>> START Input data
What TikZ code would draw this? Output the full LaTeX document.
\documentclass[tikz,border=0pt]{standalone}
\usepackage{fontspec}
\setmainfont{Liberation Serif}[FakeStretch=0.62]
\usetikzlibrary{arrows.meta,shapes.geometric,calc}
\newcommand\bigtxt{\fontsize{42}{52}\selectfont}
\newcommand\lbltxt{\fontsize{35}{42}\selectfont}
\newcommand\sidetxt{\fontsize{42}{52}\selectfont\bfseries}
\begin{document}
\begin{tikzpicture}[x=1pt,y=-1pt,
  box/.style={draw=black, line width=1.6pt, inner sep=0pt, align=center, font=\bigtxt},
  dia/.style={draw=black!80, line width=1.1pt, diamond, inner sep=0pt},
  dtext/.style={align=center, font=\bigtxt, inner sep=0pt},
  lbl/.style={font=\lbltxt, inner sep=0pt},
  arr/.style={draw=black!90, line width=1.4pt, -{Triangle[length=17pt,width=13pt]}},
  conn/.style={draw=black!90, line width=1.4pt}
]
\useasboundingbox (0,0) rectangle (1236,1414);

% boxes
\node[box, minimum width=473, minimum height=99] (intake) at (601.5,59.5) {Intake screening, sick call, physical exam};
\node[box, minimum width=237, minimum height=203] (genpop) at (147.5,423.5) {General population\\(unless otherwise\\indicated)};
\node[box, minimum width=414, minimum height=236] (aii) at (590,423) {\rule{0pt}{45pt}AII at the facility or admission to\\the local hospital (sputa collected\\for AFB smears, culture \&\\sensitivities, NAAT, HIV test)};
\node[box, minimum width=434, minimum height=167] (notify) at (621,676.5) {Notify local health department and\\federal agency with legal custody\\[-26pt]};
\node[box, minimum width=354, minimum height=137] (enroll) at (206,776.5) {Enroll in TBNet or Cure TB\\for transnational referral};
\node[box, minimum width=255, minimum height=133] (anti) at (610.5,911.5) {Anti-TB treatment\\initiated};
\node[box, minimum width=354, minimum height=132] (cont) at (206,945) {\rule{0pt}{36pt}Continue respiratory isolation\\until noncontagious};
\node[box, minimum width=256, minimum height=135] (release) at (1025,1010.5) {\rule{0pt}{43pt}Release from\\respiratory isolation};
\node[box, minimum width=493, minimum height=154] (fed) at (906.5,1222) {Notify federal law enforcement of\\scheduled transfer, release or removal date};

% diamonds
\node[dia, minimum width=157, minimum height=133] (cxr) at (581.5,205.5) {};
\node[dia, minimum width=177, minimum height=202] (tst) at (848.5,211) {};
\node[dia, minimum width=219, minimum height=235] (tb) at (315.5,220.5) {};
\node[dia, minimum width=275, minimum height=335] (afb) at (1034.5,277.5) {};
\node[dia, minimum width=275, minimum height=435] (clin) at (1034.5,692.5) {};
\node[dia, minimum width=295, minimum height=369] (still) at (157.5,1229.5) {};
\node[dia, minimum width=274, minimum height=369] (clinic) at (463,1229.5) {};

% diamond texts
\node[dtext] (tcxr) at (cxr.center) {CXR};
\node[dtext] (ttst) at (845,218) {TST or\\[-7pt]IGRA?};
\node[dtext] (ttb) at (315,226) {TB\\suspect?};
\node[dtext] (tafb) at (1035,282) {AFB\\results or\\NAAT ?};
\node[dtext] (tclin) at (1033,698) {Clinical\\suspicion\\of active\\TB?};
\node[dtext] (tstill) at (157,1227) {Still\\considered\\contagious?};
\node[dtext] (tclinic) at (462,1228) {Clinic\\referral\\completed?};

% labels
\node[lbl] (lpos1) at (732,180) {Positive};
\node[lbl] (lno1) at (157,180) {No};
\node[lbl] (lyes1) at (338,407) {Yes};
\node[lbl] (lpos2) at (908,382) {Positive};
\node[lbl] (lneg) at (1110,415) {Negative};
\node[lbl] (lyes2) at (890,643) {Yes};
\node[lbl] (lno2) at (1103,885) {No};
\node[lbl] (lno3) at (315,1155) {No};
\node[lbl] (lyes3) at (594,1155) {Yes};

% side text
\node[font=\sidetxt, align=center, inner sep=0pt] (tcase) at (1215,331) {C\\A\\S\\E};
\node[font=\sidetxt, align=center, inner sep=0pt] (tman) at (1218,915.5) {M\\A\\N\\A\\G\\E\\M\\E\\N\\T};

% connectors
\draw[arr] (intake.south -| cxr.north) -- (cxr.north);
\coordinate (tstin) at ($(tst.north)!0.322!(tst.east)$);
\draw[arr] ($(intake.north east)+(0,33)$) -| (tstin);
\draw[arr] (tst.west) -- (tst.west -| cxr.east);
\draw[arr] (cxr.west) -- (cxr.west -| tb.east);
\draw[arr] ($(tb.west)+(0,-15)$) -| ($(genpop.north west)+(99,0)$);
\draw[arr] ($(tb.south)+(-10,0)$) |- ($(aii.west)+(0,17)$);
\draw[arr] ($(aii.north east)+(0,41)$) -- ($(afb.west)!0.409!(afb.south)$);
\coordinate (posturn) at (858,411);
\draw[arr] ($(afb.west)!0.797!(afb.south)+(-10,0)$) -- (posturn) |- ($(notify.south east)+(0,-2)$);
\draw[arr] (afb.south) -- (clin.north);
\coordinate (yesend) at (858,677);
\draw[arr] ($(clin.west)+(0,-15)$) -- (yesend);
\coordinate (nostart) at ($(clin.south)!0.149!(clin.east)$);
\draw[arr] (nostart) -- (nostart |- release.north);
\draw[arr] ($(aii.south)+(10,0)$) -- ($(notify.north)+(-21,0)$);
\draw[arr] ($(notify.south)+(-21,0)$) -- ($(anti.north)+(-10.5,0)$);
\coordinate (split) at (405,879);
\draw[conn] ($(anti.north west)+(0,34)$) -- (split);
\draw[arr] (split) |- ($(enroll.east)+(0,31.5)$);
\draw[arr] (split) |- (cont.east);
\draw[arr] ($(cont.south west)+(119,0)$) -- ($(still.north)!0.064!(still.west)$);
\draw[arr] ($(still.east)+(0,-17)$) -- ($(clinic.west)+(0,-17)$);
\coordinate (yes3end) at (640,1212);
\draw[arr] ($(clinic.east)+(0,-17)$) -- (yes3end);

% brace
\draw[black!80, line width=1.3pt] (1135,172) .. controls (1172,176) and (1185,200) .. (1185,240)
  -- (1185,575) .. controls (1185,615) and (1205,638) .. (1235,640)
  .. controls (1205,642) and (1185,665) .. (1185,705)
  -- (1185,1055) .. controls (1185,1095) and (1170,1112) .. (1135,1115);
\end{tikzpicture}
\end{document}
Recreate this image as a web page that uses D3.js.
>> END Input data
Required task
Make an exact copy of all the data.

Completed exercise
What TikZ code would draw this? Output the full LaTeX document.
\documentclass[tikz,border=0pt]{standalone}
\usepackage{fontspec}
\setmainfont{Liberation Serif}[FakeStretch=0.62]
\usetikzlibrary{arrows.meta,shapes.geometric,calc}
\newcommand\bigtxt{\fontsize{42}{52}\selectfont}
\newcommand\lbltxt{\fontsize{35}{42}\selectfont}
\newcommand\sidetxt{\fontsize{42}{52}\selectfont\bfseries}
\begin{document}
\begin{tikzpicture}[x=1pt,y=-1pt,
  box/.style={draw=black, line width=1.6pt, inner sep=0pt, align=center, font=\bigtxt},
  dia/.style={draw=black!80, line width=1.1pt, diamond, inner sep=0pt},
  dtext/.style={align=center, font=\bigtxt, inner sep=0pt},
  lbl/.style={font=\lbltxt, inner sep=0pt},
  arr/.style={draw=black!90, line width=1.4pt, -{Triangle[length=17pt,width=13pt]}},
  conn/.style={draw=black!90, line width=1.4pt}
]
\useasboundingbox (0,0) rectangle (1236,1414);

% boxes
\node[box, minimum width=473, minimum height=99] (intake) at (601.5,59.5) {Intake screening, sick call, physical exam};
\node[box, minimum width=237, minimum height=203] (genpop) at (147.5,423.5) {General population\\(unless otherwise\\indicated)};
\node[box, minimum width=414, minimum height=236] (aii) at (590,423) {\rule{0pt}{45pt}AII at the facility or admission to\\the local hospital (sputa collected\\for AFB smears, culture \&\\sensitivities, NAAT, HIV test)};
\node[box, minimum width=434, minimum height=167] (notify) at (621,676.5) {Notify local health department and\\federal agency with legal custody\\[-26pt]};
\node[box, minimum width=354, minimum height=137] (enroll) at (206,776.5) {Enroll in TBNet or Cure TB\\for transnational referral};
\node[box, minimum width=255, minimum height=133] (anti) at (610.5,911.5) {Anti-TB treatment\\initiated};
\node[box, minimum width=354, minimum height=132] (cont) at (206,945) {\rule{0pt}{36pt}Continue respiratory isolation\\until noncontagious};
\node[box, minimum width=256, minimum height=135] (release) at (1025,1010.5) {\rule{0pt}{43pt}Release from\\respiratory isolation};
\node[box, minimum width=493, minimum height=154] (fed) at (906.5,1222) {Notify federal law enforcement of\\scheduled transfer, release or removal date};

% diamonds
\node[dia, minimum width=157, minimum height=133] (cxr) at (581.5,205.5) {};
\node[dia, minimum width=177, minimum height=202] (tst) at (848.5,211) {};
\node[dia, minimum width=219, minimum height=235] (tb) at (315.5,220.5) {};
\node[dia, minimum width=275, minimum height=335] (afb) at (1034.5,277.5) {};
\node[dia, minimum width=275, minimum height=435] (clin) at (1034.5,692.5) {};
\node[dia, minimum width=295, minimum height=369] (still) at (157.5,1229.5) {};
\node[dia, minimum width=274, minimum height=369] (clinic) at (463,1229.5) {};

% diamond texts
\node[dtext] (tcxr) at (cxr.center) {CXR};
\node[dtext] (ttst) at (845,218) {TST or\\[-7pt]IGRA?};
\node[dtext] (ttb) at (315,226) {TB\\suspect?};
\node[dtext] (tafb) at (1035,282) {AFB\\results or\\NAAT ?};
\node[dtext] (tclin) at (1033,698) {Clinical\\suspicion\\of active\\TB?};
\node[dtext] (tstill) at (157,1227) {Still\\considered\\contagious?};
\node[dtext] (tclinic) at (462,1228) {Clinic\\referral\\completed?};

% labels
\node[lbl] (lpos1) at (732,180) {Positive};
\node[lbl] (lno1) at (157,180) {No};
\node[lbl] (lyes1) at (338,407) {Yes};
\node[lbl] (lpos2) at (908,382) {Positive};
\node[lbl] (lneg) at (1110,415) {Negative};
\node[lbl] (lyes2) at (890,643) {Yes};
\node[lbl] (lno2) at (1103,885) {No};
\node[lbl] (lno3) at (315,1155) {No};
\node[lbl] (lyes3) at (594,1155) {Yes};

% side text
\node[font=\sidetxt, align=center, inner sep=0pt] (tcase) at (1215,331) {C\\A\\S\\E};
\node[font=\sidetxt, align=center, inner sep=0pt] (tman) at (1218,915.5) {M\\A\\N\\A\\G\\E\\M\\E\\N\\T};

% connectors
\draw[arr] (intake.south -| cxr.north) -- (cxr.north);
\coordinate (tstin) at ($(tst.north)!0.322!(tst.east)$);
\draw[arr] ($(intake.north east)+(0,33)$) -| (tstin);
\draw[arr] (tst.west) -- (tst.west -| cxr.east);
\draw[arr] (cxr.west) -- (cxr.west -| tb.east);
\draw[arr] ($(tb.west)+(0,-15)$) -| ($(genpop.north west)+(99,0)$);
\draw[arr] ($(tb.south)+(-10,0)$) |- ($(aii.west)+(0,17)$);
\draw[arr] ($(aii.north east)+(0,41)$) -- ($(afb.west)!0.409!(afb.south)$);
\coordinate (posturn) at (858,411);
\draw[arr] ($(afb.west)!0.797!(afb.south)+(-10,0)$) -- (posturn) |- ($(notify.south east)+(0,-2)$);
\draw[arr] (afb.south) -- (clin.north);
\coordinate (yesend) at (858,677);
\draw[arr] ($(clin.west)+(0,-15)$) -- (yesend);
\coordinate (nostart) at ($(clin.south)!0.149!(clin.east)$);
\draw[arr] (nostart) -- (nostart |- release.north);
\draw[arr] ($(aii.south)+(10,0)$) -- ($(notify.north)+(-21,0)$);
\draw[arr] ($(notify.south)+(-21,0)$) -- ($(anti.north)+(-10.5,0)$);
\coordinate (split) at (405,879);
\draw[conn] ($(anti.north west)+(0,34)$) -- (split);
\draw[arr] (split) |- ($(enroll.east)+(0,31.5)$);
\draw[arr] (split) |- (cont.east);
\draw[arr] ($(cont.south west)+(119,0)$) -- ($(still.north)!0.064!(still.west)$);
\draw[arr] ($(still.east)+(0,-17)$) -- ($(clinic.west)+(0,-17)$);
\coordinate (yes3end) at (640,1212);
\draw[arr] ($(clinic.east)+(0,-17)$) -- (yes3end);

% brace
\draw[black!80, line width=1.3pt] (1135,172) .. controls (1172,176) and (1185,200) .. (1185,240)
  -- (1185,575) .. controls (1185,615) and (1205,638) .. (1235,640)
  .. controls (1205,642) and (1185,665) .. (1185,705)
  -- (1185,1055) .. controls (1185,1095) and (1170,1112) .. (1135,1115);
\end{tikzpicture}
\end{document}
Recreate this image as a web page that uses D3.js.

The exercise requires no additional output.